Mike Holden
Director of Policy and Economics, Calgary, Canadian Manufacturers & Exporters

It’s no secret that the Alberta economy runs on oil and gas. Overshadowed by the billions of dollars of investment pouring into the energy sector, Alberta has quietly become a manufacturing leader in Canada. With $74 billion in sales last year, Alberta is the third-largest manufacturing province in the country and produces more than the other three western provinces combined. 

These sales translate into a significant economic benefit. Manufacturers directly employ 140,000 Albertans and pay $8.6 billion in wages and salaries. Outside of crude oil and natural gas, they account for 78 percent of provincial exports. The spinoff benefits are even greater. 

On top of all that, manufacturing in Alberta is growing stronger even as other parts of Canada struggle. Over the past decade, manufacturing sales in Alberta have risen by 54 percent compared to just five percent nationwide. Leading the way are refined petroleum shipments, which have grown by 142 percent. At the same time, machinery production is up 12 percent, and fabricated metal output has nearly doubled. 

Part of the bigger picture

“Over the past decade manufacturing sales in Alberta have risen by 54 percent compared to five percent nationwide.”

Not surprisingly, manufacturing in Alberta is closely tied to our resource base. Alberta manufacturers add value to our natural resources or provide materials and other inputs to support resource producers. On the downstream side, companies like Imperial Oil refine petroleum, while Nova Chemicals and others manufacture polyethylene. On the upstream side, a host of businesses, large and small, produce steel pipe, machinery, modules, and a wide range of highly advanced equipment and tools. 

Of course, not all Alberta-based manufacturers work in oil and gas. The province is home to innovative manufacturers like DIRTT and All-Weather Windows, which have developed a significant niche in environmentally-sustainable building products.

Unlocking Alberta’s potential

The opportunities for Alberta manufacturers are enormous. Canadian Manufacturers & Exporters estimated that there could be as much as $1.8 trillion in investment coming in the oil sands alone between now and 2030. That’s a staggering number. It amounts to $26 million for every Albertan every year over that period. Unfortunately, locally-based producers capture only about 14 percent of the total manufacturing sales generated by energy extraction today. Increasing that market share would have a dramatic, positive effect on the provincial economy.  
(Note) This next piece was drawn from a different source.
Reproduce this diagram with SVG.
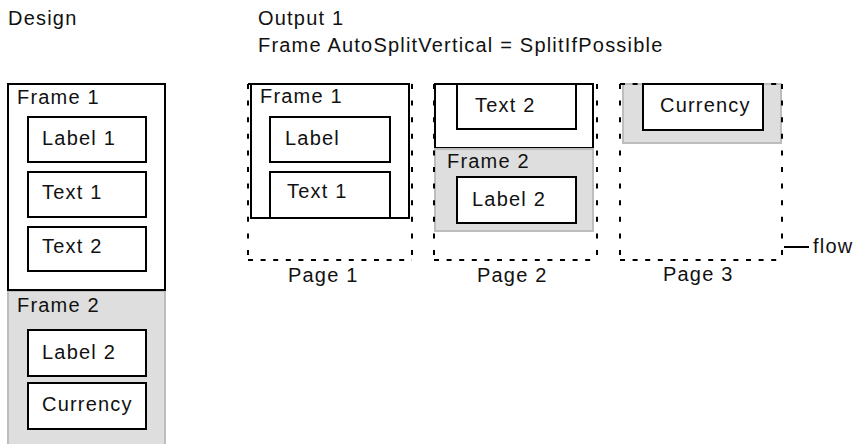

However, this is easier said than done. Alberta manufacturers face significant challenges that limit their growth potential.  Some local companies are turning down contracts because they cannot find the workers needed to do the job. Others are looking to invest more outside Alberta because of our high labour and other input costs.  Infrastructure, access to government procurement markets, unfair foreign competition, overly burdensome regulations, and the need to improve productivity and innovation are all factors that need to be addressed for Alberta to realize its full potential as a manufacturing centre. 

Seizing opportunity

The good news is that positioning Alberta manufacturers to seize these opportunities is a far more attractive challenge than trying to create the opportunities from scratch. Canadian Manufacturers & Exporters has set a goal to double Alberta’s manufacturing output and exports by 2020. This goal will not be easy to achieve, but we are committed to working with our members, governments and other supporting networks to make it happen.  Success will unlock even more of Alberta’s economic potential.